- TASK STATEMENT -
Restate, exactly and without pictures, the lines from the start of the listing below through the line holding "0.035, 0.040, 0.045]".

- INFORMATION SHOWN -

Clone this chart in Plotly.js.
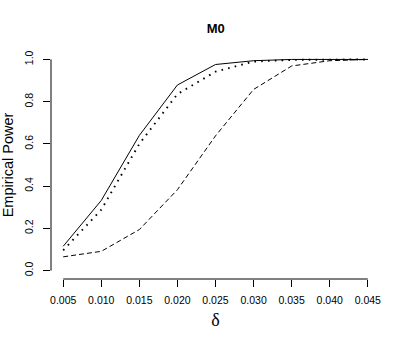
<!DOCTYPE html>
<html>
<head>
<meta charset="utf-8">
<script src="https://cdn.plot.ly/plotly-3.0.1.min.js"></script>
<style>
  html, body { margin: 0; padding: 0; background: #fff; }
  #plot { width: 407px; height: 344px; }
</style>
</head>
<body>
<div id="plot"></div>
<script>
// effect size delta on the x axis
var delta = [0.005, 0.010, 0.015, 0.020, 0.025, 0.030, 0.035, 0.040, 0.045]

// empirical power of the three tests
var powerSolid  = [0.115, 0.332, 0.640, 0.879, 0.976, 0.994, 1.000, 1.000, 1.000]
var powerDotted = [0.096, 0.288, 0.600, 0.836, 0.942, 0.990, 0.998, 1.000, 1.000]
var powerDashed = [0.065, 0.091, 0.194, 0.383, 0.638, 0.858, 0.969, 0.994, 1.000]

var yTicks = [0, 0.2, 0.4, 0.6, 0.8, 1.0]

var font = 'Liberation Sans, Arial, Helvetica, sans-serif'

function line(y, dash, width){
	return {
		x: delta,
		y: y,
		type: 'scatter',
		mode: 'lines',
		line: {color: '#000', width: width, dash: dash},
		cliponaxis: false,
		hoverinfo: 'skip'
	}
}

var traces = [
	line(powerSolid, 'solid', 1),
	line(powerDashed, '5px,3px', 1),
	line(powerDotted, '1.6px,5.2px', 1.9)
]

// R pads the data range by 4% on each side
var xPad = (delta[delta.length-1] - delta[0]) * 0.04
var yPad = (yTicks[yTicks.length-1] - yTicks[0]) * 0.04

var layout = {
	width: 407,
	height: 344,
	margin: {l: 51, r: 26.5, t: 51, b: 64.5},
	paper_bgcolor: '#fff',
	plot_bgcolor: '#fff',
	showlegend: false,
	font: {family: font, color: '#000'},
	title: {
		text: '<b>M0</b>',
		font: {family: font, size: 13, color: '#000'},
		x: 0.5 + (51 - 26.5) / 2 / 407,
		xanchor: 'center',
		y: 1 - 28.5 / 344,
		yanchor: 'middle'
	},
	xaxis: {
		range: [delta[0] - xPad, delta[delta.length-1] + xPad],
		tickvals: delta,
		tickformat: '.3f',
		ticks: 'outside',
		ticklen: 7,
		tickwidth: 1,
		tickcolor: '#000',
		ticklabelstandoff: 4,
		tickfont: {family: font, size: 10.5, color: '#000'},
		showgrid: false,
		zeroline: false,
		showline: false,
		fixedrange: true,
		title: {text: 'δ', font: {family: 'Liberation Serif, Times New Roman, serif', size: 18, color: '#000'}, standoff: 8}
	},
	yaxis: {
		range: [yTicks[0] - yPad, yTicks[yTicks.length-1] + yPad],
		tickvals: yTicks,
		tickformat: '.1f',
		tickangle: -90,
		ticks: 'outside',
		ticklen: 7,
		tickwidth: 1,
		tickcolor: '#000',
		ticklabelstandoff: 6,
		tickfont: {family: font, size: 10.5, color: '#000'},
		showgrid: false,
		zeroline: false,
		showline: false,
		fixedrange: true,
		title: {text: 'Empirical Power', font: {family: font, size: 14.5, color: '#000'}, standoff: 10}
	},
	shapes: [
		// R style axis lines, from first to last tick only
		{type: 'line', xref: 'x', yref: 'paper', x0: delta[0], x1: delta[delta.length-1], y0: 0, y1: 0,
			line: {color: '#000', width: 1}},
		{type: 'line', xref: 'paper', yref: 'y', x0: 0, x1: 0, y0: yTicks[0], y1: yTicks[yTicks.length-1],
			line: {color: '#000', width: 1}}
	]
}

Plotly.newPlot('plot', traces, layout, {staticPlot: true, displayModeBar: false})
</script>
</body>
</html>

- SOLVED EXERCISE -
Clone this chart in Plotly.js.
<!DOCTYPE html>
<html>
<head>
<meta charset="utf-8">
<script src="https://cdn.plot.ly/plotly-3.0.1.min.js"></script>
<style>
  html, body { margin: 0; padding: 0; background: #fff; }
  #plot { width: 407px; height: 344px; }
</style>
</head>
<body>
<div id="plot"></div>
<script>
// effect size delta on the x axis
var delta = [0.005, 0.010, 0.015, 0.020, 0.025, 0.030, 0.035, 0.040, 0.045]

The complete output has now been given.